• To do
Leaving the pictures out, print the lines from the first line of the listing through the line containing "const yLowerLabels = ['0.001', '0.01', '0.1', '1'];", exactly as they read, and no others.

--- start of Material provided ---

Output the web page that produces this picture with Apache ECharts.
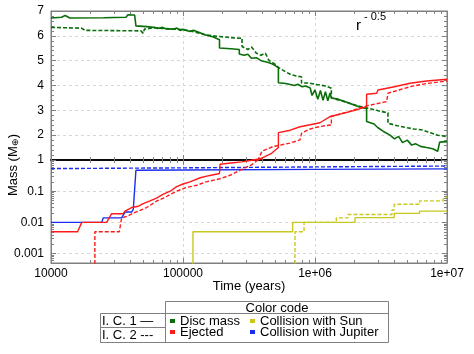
<!DOCTYPE html>
<html><head><meta charset="utf-8">
<script src="https://cdn.jsdelivr.net/npm/echarts@6/dist/echarts.min.js"></script>
<style>html,body{margin:0;padding:0;background:#fff}#c{width:474px;height:354px}</style>
</head><body><div id="c"></div>
<script>
// ---- data (time in years, mass in Earth masses) ----
const xTickLabels = ['10000', '100000', '1e+06', '1e+07'];
const yUpperLabels = ['1', '2', '3', '4', '5', '6', '7'];
const yLowerLabels = ['0.001', '0.01', '0.1', '1'];

const discIC1 = [[1e4,6.72],[1.2e4,6.75],[1.28e4,6.82],[1.39e4,6.72],[2.5e4,6.73],[3.7e4,6.75],[3.83e4,6.85],[4.3e4,6.84],[4.4e4,6.40],[5.3e4,6.37],[6.0e4,6.34],[6.5e4,6.30],[7.0e4,6.34],[7.5e4,6.28],[8.5e4,6.27],[9.0e4,6.31],[9.5e4,6.22],[1.0e5,6.26],[1.13e5,6.17],[1.2e5,6.22],[1.3e5,6.15],[1.47e5,6.04],[1.7e5,5.95],[1.89e5,5.84],[1.89e5,5.51],[2.3e5,5.48],[2.67e5,5.45],[2.67e5,5.27],[2.9e5,5.22],[3.1e5,5.26],[3.3e5,5.10],[3.6e5,5.12],[3.9e5,5.0],[4.3e5,4.95],[4.6e5,4.9],[5.0e5,4.8],[5.28e5,4.71],[5.28e5,4.11],[6.0e5,4.08],[7.0e5,4.0],[7.4e5,4.05],[8.0e5,3.95],[8.5e5,3.98],[9.2e5,3.9],[9.5e5,3.6],[1.0e6,3.82],[1.05e6,3.45],[1.1e6,3.8],[1.15e6,3.4],[1.2e6,3.75],[1.25e6,3.38],[1.3e6,3.7],[1.33e6,3.5],[1.5e6,3.45],[1.7e6,3.35],[2.0e6,3.2],[2.2e6,3.12],[2.46e6,3.08],[2.46e6,2.55],[2.8e6,2.45],[3.0e6,2.3],[3.3e6,2.15],[3.7e6,2.0],[4.0e6,1.85],[4.3e6,1.95],[4.6e6,1.7],[5.0e6,1.8],[5.4e6,1.6],[5.8e6,1.65],[6.3e6,1.55],[7.0e6,1.5],[7.8e6,1.45],[8.5e6,1.35],[8.8e6,1.35],[8.8e6,1.72],[1e7,1.74]];
const discIC2 = [[1e4,6.34],[1.7e4,6.31],[1.81e4,6.22],[3.0e4,6.21],[4.8e4,6.2],[5.0e4,6.1],[5.1e4,6.27],[5.3e4,6.28],[6.0e4,6.33],[7.0e4,6.3],[8.5e4,6.27],[1.0e5,6.25],[1.13e5,6.2],[1.3e5,6.12],[1.47e5,6.04],[1.8e5,5.98],[2.2e5,5.94],[2.67e5,5.9],[2.8e5,5.91],[2.8e5,5.57],[3.1e5,5.45],[3.3e5,5.55],[3.6e5,5.3],[3.9e5,5.22],[4.2e5,5.3],[4.5e5,5.0],[5.0e5,4.85],[5.3e5,4.72],[6.0e5,4.55],[6.5e5,4.45],[7.4e5,4.37],[7.9e5,4.35],[7.9e5,4.1],[9.0e5,4.1],[1.0e6,4.05],[1.2e6,3.98],[1.33e6,3.89],[1.33e6,3.5],[1.5e6,3.42],[1.8e6,3.3],[2.1e6,3.18],[2.46e6,3.1],[2.93e6,3.0],[3.2e6,2.95],[3.57e6,2.9],[3.57e6,2.48],[4.2e6,2.38],[5.0e6,2.3],[5.6e6,2.25],[6.5e6,2.21],[7.5e6,2.1],[8.5e6,2.0],[1e7,1.94]];
const ejectIC1 = [[1e4,0.005],[1.59e4,0.005],[1.71e4,0.01],[2.64e4,0.01],[2.88e4,0.019],[3.51e4,0.019],[3.64e4,0.023],[4.08e4,0.03],[4.6e4,0.033],[5.0e4,0.04],[5.62e4,0.049],[6.3e4,0.06],[7.1e4,0.08],[8.0e4,0.1],[8.95e4,0.14],[1.0e5,0.17],[1.13e5,0.2],[1.35e5,0.27],[1.6e5,0.32],[1.89e5,0.37],[1.91e5,0.73],[2.3e5,0.8],[2.79e5,0.87],[3.41e5,1.0],[3.84e5,1.05],[4.69e5,1.27],[5.28e5,1.5],[5.28e5,2.1],[6.5e5,2.2],[7.7e5,2.34],[9.2e5,2.42],[1.09e6,2.5],[1.3e6,2.75],[1.63e6,2.88],[2.0e6,3.0],[2.46e6,3.15],[2.46e6,3.65],[2.93e6,3.69],[3.0e6,3.82],[4.0e6,3.95],[5.24e6,4.09],[7.0e6,4.18],[1e7,4.25]];
const ejectIC2 = [[2.15e4,0.0003],[2.15e4,0.005],[3.29e4,0.005],[3.43e4,0.014],[3.83e4,0.016],[4.2e4,0.02],[4.6e4,0.023],[5.3e4,0.03],[6.31e4,0.048],[7.1e4,0.06],[8.95e4,0.1],[1.05e5,0.13],[1.27e5,0.155],[1.5e5,0.2],[1.9e5,0.25],[2.3e5,0.33],[2.79e5,0.5],[3.3e5,0.7],[3.7e5,1.0],[3.97e5,1.36],[4.8e5,1.54],[6.46e5,1.68],[7.7e5,1.81],[7.92e5,2.08],[9.2e5,2.25],[1.09e6,2.35],[1.33e6,2.41],[1.33e6,2.75],[1.8e6,2.95],[2.46e6,3.18],[3.49e6,3.35],[3.57e6,3.69],[5.24e6,3.95],[7.0e6,4.08],[1e7,4.18]];
const jupIC1 = [[1e4,0.01],[2.42e4,0.01],[2.49e4,0.014],[3.43e4,0.014],[3.64e4,0.0215],[4.08e4,0.0215],[4.2e4,0.026],[4.33e4,0.026],[4.4e4,0.47],[1e5,0.48],[1e6,0.5],[1e7,0.52]];
const jupIC2 = [[1e4,0.53],[1e5,0.56],[1e6,0.6],[1e7,0.64]];
const sunIC1 = [[1.19e5,0.0003],[1.19e5,0.005],[6.77e5,0.005],[6.77e5,0.01],[2.01e6,0.01],[2.01e6,0.0142],[3.98e6,0.0142],[3.98e6,0.0195],[6.2e6,0.0195],[6.2e6,0.023],[1e7,0.023]];
const sunIC2 = [[7.05e5,0.0003],[7.05e5,0.005],[8.26e5,0.005],[8.26e5,0.01],[1.45e6,0.01],[1.45e6,0.014],[1.78e6,0.014],[1.78e6,0.018],[3.83e6,0.018],[3.83e6,0.025],[3.98e6,0.025],[3.98e6,0.038],[6.2e6,0.038],[6.2e6,0.049],[9.35e6,0.049],[9.35e6,0.058],[1e7,0.065]];

// ---- styling ----
const FONT = 'Liberation Sans';
const C = {disc:'#0a6e0a', eject:'#ff1a1a', sun:'#c8c820', jup:'#1a2cf0'};
const GRAY = '#808080';
const chart = echarts.init(document.getElementById('c'), null, {renderer:'canvas'});

function xLab(v){ const i = Math.round(Math.log10(v)) - 4; return xTickLabels[i] !== undefined ? xTickLabels[i] : ''; }
const minorLog = {show:true, splitNumber:9, length:3, lineStyle:{color:GRAY}};
function xAxisDef(grid, pos, opts){
  return Object.assign({
    type:'log', logBase:10, min:1e4, max:1e7, gridIndex:grid, position:pos,
    axisLine:{show:true, lineStyle:{color:GRAY, width:1}},
    axisTick:{show:true, inside:true, length:5, lineStyle:{color:GRAY}},
    minorTick:minorLog,
    axisLabel:{show:false},
    splitLine:{show:false}
  }, opts||{});
}
const split = {show:true, lineStyle:{color:'#d8d8d8', type:[3,3], width:1}};

const series = [];
function addSeries(data, color, dashed, grids, width){
  grids.forEach(g => {
    series.push({
      type:'line', data:data, xAxisIndex:g===0?0:2, yAxisIndex:g===0?0:2,
      showSymbol:false, symbol:'none', clip:true, animation:false,
      lineStyle:{color:color, width:width||1.4, type: dashed ? [4,2] : 'solid'}
    });
  });
}
addSeries(discIC1, C.disc, false, [0], 1.6);
addSeries(discIC2, C.disc, true, [0], 1.6);
addSeries(jupIC1, C.jup, false, [1]);
addSeries(jupIC2, C.jup, true, [1]);
addSeries(sunIC1, C.sun, false, [1]);
addSeries(sunIC2, C.sun, true, [1]);
addSeries(ejectIC1, C.eject, false, [0,1]);
addSeries(ejectIC2, C.eject, true, [0,1]);

const gl = 51, gw = 396;
const legendItems = [
  ['Disc mass', C.disc, 170, 321],
  ['Collision with Sun', C.sun, 250, 321],
  ['Ejected', C.eject, 170, 332],
  ['Collision with Jupiter', C.jup, 250, 332]
];
const graphic = [
  {type:'text', x:13, y:165, rotation:Math.PI/2, style:{text:'{a|Mass (M}{b|⊕}{a|)}', align:'center', verticalAlign:'middle',
    rich:{a:{fontFamily:FONT, fontSize:13, fill:'#000'}, b:{fontFamily:FONT, fontSize:9, fill:'#000', padding:[6,0,0,0]}}}},
  {type:'text', x:356, y:18, style:{text:'r', fontFamily:FONT, fontSize:15, fill:'#000'}},
  {type:'text', x:364, y:11, style:{text:'- 0.5', fontFamily:FONT, fontSize:11, fill:'#000'}},
  {type:'text', x:249, y:286, style:{text:'Time (years)', fontFamily:FONT, fontSize:13, fill:'#000', align:'center', verticalAlign:'middle'}},
  // legend table
  {type:'rect', shape:{x:165.5, y:301.5, width:223, height:41}, style:{fill:'none', stroke:GRAY, lineWidth:1}},
  {type:'line', shape:{x1:165.5, y1:313.5, x2:388.5, y2:313.5}, style:{stroke:GRAY, lineWidth:1}},
  {type:'rect', shape:{x:100.5, y:313.5, width:65, height:29}, style:{fill:'none', stroke:GRAY, lineWidth:1}},
  {type:'line', shape:{x1:100.5, y1:327.5, x2:165.5, y2:327.5}, style:{stroke:GRAY, lineWidth:1}},
  {type:'text', x:277, y:308, style:{text:'Color code', fontFamily:FONT, fontSize:13, fill:'#000', align:'center', verticalAlign:'middle'}},
  {type:'text', x:102, y:321, style:{text:'I. C. 1 —', fontFamily:FONT, fontSize:13, fill:'#000', verticalAlign:'middle'}},
  {type:'text', x:102, y:335, style:{text:'I. C. 2 ---', fontFamily:FONT, fontSize:13, fill:'#000', verticalAlign:'middle'}}
];
legendItems.forEach(it => {
  graphic.push({type:'rect', shape:{x:it[2], y:it[3]-2, width:5, height:4}, style:{fill:it[1]}});
  graphic.push({type:'text', x:it[2]+10, y:it[3], style:{text:it[0], fontFamily:FONT, fontSize:13, fill:'#000', verticalAlign:'middle'}});
});

chart.setOption({
  animation:false,
  backgroundColor:'#fff',
  textStyle:{fontFamily:FONT},
  grid:[
    {left:gl, top:11, width:gw, height:149, show:true, borderColor:GRAY, borderWidth:1},
    {left:gl, top:160, width:gw, height:103, show:true, borderColor:GRAY, borderWidth:1}
  ],
  xAxis:[
    xAxisDef(0,'bottom',{axisLine:{show:true, lineStyle:{color:'#000', width:1.5}}, splitLine:split}),
    xAxisDef(0,'top'),
    xAxisDef(1,'bottom',{splitLine:split, axisLabel:{show:true, formatter:xLab, fontFamily:FONT, fontSize:12, color:'#000', margin:5}}),
    xAxisDef(1,'top',{axisLine:{show:true, lineStyle:{color:'#000', width:1.5}}})
  ],
  yAxis:[
    {type:'value', gridIndex:0, min:1, max:7, interval:1, position:'left',
      axisLine:{show:true, lineStyle:{color:GRAY}}, axisTick:{show:true, inside:true, length:5, lineStyle:{color:GRAY}},
      minorTick:{show:true, splitNumber:5, length:3, lineStyle:{color:GRAY}},
      axisLabel:{showMinLabel:false, fontFamily:FONT, fontSize:12, color:'#000', margin:7, formatter:(v)=>yUpperLabels[Math.round(v)-1]},
      splitLine:split},
    {type:'value', gridIndex:0, min:1, max:7, interval:1, position:'right',
      axisLine:{show:true, lineStyle:{color:GRAY}}, axisTick:{show:true, inside:true, length:5, lineStyle:{color:GRAY}},
      minorTick:{show:true, splitNumber:5, length:3, lineStyle:{color:GRAY}},
      axisLabel:{show:false}, splitLine:{show:false}},
    {type:'log', logBase:10, gridIndex:1, min:0.0005, max:1, position:'left',
      axisLine:{show:true, lineStyle:{color:GRAY}}, axisTick:{show:true, inside:true, length:5, lineStyle:{color:GRAY}},
      minorTick:minorLog,
      axisLabel:{showMinLabel:false, fontFamily:FONT, fontSize:12, color:'#000', margin:7,
        formatter:(v)=>{ const i = Math.round(Math.log10(v)) + 3; return yLowerLabels[i] !== undefined ? yLowerLabels[i] : ''; }},
      splitLine:split},
    {type:'log', logBase:10, gridIndex:1, min:0.0005, max:1, position:'right',
      axisLine:{show:true, lineStyle:{color:GRAY}}, axisTick:{show:true, inside:true, length:5, lineStyle:{color:GRAY}},
      minorTick:minorLog,
      axisLabel:{show:false}, splitLine:{show:false}}
  ],
  series:series,
  graphic:graphic
});
</script></body></html>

--- end of Material provided ---

• Task answer
Output the web page that produces this picture with Apache ECharts.
<!DOCTYPE html>
<html><head><meta charset="utf-8">
<script src="https://cdn.jsdelivr.net/npm/echarts@6/dist/echarts.min.js"></script>
<style>html,body{margin:0;padding:0;background:#fff}#c{width:474px;height:354px}</style>
</head><body><div id="c"></div>
<script>
// ---- data (time in years, mass in Earth masses) ----
const xTickLabels = ['10000', '100000', '1e+06', '1e+07'];
const yUpperLabels = ['1', '2', '3', '4', '5', '6', '7'];
const yLowerLabels = ['0.001', '0.01', '0.1', '1'];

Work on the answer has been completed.